SHORT EXERCISE -
Find the lines containing the word "matplotlib" and copy every one of them.

───

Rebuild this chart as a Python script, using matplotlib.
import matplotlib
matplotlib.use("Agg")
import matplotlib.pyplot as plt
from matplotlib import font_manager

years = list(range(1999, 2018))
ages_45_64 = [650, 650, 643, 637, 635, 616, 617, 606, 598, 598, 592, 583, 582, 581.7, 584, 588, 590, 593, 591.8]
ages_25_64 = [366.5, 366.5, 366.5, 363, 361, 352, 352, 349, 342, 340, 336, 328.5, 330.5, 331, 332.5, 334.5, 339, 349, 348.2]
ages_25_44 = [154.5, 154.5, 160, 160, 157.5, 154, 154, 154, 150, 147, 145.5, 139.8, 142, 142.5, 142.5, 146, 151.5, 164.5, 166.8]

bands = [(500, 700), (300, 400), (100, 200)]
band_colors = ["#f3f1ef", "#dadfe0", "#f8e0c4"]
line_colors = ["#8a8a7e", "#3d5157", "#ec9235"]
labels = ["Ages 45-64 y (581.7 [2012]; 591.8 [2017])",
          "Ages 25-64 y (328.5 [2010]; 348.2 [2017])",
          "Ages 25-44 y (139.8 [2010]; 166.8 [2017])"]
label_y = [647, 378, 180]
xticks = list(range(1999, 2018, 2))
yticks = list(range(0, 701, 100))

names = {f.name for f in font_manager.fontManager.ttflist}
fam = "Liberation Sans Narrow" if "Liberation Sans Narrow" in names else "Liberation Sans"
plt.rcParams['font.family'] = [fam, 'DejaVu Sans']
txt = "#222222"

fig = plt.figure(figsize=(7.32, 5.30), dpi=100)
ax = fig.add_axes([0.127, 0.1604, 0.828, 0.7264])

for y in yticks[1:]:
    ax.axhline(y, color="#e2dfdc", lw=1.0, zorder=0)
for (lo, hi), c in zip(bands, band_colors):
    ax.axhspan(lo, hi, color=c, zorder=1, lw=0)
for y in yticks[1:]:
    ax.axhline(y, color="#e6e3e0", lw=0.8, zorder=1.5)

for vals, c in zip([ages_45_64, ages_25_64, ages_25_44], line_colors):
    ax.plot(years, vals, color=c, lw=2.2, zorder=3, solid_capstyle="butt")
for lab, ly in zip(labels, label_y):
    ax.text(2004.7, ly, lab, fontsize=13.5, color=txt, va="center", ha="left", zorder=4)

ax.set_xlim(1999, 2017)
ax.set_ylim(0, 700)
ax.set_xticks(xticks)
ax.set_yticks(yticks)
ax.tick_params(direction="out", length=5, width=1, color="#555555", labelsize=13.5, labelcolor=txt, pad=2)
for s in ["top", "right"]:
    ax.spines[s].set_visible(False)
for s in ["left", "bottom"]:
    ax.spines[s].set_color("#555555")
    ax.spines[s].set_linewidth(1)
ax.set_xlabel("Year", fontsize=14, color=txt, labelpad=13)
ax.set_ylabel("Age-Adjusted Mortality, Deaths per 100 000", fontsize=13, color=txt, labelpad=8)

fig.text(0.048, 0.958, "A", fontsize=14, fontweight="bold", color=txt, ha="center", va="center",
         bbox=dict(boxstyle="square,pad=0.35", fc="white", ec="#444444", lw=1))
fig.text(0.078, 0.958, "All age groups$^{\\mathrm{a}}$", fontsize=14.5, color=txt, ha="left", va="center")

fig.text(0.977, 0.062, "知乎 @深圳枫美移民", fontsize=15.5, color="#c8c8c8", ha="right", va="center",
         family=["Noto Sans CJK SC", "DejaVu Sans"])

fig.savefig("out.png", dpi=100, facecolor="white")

───

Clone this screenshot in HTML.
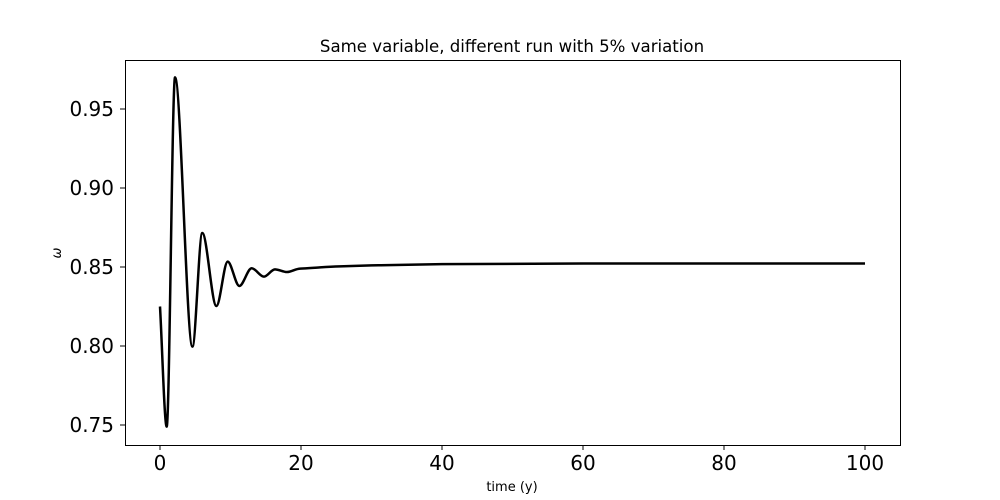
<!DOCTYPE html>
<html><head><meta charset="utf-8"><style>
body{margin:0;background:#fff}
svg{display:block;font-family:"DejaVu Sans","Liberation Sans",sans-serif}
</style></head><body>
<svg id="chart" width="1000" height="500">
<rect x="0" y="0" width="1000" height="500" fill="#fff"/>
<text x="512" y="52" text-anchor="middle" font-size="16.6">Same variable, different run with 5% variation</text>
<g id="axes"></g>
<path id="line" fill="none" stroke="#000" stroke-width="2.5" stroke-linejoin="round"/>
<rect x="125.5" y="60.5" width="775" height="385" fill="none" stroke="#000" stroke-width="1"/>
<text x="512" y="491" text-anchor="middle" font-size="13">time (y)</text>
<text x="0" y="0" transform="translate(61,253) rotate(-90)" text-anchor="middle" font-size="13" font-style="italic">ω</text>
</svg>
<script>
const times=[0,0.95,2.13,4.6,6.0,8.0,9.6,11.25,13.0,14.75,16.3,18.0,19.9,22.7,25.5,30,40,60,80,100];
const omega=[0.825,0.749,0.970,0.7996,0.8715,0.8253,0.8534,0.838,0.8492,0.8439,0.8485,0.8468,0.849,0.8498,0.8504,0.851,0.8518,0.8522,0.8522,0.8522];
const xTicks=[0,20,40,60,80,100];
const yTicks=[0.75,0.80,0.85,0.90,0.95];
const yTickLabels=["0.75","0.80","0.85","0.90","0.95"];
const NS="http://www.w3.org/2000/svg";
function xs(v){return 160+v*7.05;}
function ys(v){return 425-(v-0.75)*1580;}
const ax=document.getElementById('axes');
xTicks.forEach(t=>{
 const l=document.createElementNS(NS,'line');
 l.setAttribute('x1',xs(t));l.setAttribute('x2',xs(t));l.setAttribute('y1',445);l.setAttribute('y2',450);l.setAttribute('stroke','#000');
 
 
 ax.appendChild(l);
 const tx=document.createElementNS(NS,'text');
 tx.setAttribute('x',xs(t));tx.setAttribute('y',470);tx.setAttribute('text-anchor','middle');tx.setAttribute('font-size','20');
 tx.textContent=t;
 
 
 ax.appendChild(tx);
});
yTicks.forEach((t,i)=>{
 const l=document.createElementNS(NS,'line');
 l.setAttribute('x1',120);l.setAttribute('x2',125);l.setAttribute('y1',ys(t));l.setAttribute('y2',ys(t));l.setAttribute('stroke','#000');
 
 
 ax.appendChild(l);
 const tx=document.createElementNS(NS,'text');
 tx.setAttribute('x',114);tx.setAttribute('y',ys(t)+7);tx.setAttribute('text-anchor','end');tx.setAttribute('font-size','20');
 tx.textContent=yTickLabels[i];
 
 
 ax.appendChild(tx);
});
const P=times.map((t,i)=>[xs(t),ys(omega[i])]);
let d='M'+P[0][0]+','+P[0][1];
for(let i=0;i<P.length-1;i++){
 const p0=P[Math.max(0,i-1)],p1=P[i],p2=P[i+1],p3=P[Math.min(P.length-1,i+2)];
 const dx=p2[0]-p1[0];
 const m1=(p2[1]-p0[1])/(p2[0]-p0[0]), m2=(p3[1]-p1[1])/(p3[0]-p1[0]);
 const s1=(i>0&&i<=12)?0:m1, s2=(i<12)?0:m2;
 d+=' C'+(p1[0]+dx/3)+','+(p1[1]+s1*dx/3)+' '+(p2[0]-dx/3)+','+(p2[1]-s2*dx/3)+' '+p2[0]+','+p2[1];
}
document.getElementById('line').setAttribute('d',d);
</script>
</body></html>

───

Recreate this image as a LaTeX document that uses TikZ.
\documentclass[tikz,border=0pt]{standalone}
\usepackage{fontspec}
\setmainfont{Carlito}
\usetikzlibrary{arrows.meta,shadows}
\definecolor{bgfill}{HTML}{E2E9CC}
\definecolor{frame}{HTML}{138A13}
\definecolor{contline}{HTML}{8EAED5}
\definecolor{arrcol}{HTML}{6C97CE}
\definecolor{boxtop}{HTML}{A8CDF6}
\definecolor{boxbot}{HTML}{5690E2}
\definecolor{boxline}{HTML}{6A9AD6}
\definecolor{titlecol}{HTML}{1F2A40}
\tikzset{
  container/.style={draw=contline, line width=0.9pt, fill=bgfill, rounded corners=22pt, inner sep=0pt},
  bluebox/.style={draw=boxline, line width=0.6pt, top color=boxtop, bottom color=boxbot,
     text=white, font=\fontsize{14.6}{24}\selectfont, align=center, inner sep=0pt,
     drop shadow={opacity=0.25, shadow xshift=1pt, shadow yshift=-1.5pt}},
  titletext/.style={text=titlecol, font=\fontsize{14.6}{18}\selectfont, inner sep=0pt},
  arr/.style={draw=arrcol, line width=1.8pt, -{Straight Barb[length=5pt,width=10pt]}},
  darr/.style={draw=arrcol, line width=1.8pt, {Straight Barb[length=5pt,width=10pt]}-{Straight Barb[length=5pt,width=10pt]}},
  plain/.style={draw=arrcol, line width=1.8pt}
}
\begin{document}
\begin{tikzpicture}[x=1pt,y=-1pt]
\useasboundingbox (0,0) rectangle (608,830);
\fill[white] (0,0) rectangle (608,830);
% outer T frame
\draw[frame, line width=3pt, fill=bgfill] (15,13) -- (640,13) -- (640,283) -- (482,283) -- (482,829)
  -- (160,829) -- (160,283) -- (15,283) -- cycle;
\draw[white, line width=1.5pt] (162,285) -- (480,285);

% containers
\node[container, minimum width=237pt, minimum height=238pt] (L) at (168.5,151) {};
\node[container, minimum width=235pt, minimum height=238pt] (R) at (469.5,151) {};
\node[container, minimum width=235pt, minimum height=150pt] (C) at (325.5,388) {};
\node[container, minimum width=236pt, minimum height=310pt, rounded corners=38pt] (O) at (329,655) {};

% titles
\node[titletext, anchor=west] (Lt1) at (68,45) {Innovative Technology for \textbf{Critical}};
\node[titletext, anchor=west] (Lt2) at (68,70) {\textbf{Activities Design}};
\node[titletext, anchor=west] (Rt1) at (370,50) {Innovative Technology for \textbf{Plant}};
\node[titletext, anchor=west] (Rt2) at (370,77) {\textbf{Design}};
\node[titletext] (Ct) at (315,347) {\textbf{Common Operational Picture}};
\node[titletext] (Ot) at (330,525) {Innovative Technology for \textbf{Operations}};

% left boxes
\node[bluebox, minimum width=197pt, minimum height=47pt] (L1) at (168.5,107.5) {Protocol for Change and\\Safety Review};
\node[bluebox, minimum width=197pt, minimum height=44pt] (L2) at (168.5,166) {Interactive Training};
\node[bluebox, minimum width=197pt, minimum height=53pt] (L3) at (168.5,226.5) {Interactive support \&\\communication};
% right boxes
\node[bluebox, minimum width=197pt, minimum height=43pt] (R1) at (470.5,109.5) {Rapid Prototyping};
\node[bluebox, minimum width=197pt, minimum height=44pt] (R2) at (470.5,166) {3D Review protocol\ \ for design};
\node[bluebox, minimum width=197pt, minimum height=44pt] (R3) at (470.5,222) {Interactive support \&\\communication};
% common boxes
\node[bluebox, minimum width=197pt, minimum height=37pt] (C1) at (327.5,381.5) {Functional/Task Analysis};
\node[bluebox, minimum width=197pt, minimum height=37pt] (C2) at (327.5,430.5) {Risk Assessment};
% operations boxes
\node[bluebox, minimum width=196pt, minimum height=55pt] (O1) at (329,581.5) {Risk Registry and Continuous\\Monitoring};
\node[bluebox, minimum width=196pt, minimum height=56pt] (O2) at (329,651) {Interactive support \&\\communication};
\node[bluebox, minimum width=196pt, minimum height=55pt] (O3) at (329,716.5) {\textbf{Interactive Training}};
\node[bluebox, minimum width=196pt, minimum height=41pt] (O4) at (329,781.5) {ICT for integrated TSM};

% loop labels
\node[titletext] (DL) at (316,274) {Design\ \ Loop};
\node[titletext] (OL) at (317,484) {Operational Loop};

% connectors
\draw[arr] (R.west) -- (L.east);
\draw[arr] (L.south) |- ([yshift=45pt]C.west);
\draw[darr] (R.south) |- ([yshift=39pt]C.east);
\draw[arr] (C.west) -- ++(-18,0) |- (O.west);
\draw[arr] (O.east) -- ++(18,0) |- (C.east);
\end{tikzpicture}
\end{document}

───

OUTPUT BELOW -
Rebuild this chart as a Python script, using matplotlib.
import matplotlib
matplotlib.use("Agg")
import matplotlib.pyplot as plt
from matplotlib import font_manager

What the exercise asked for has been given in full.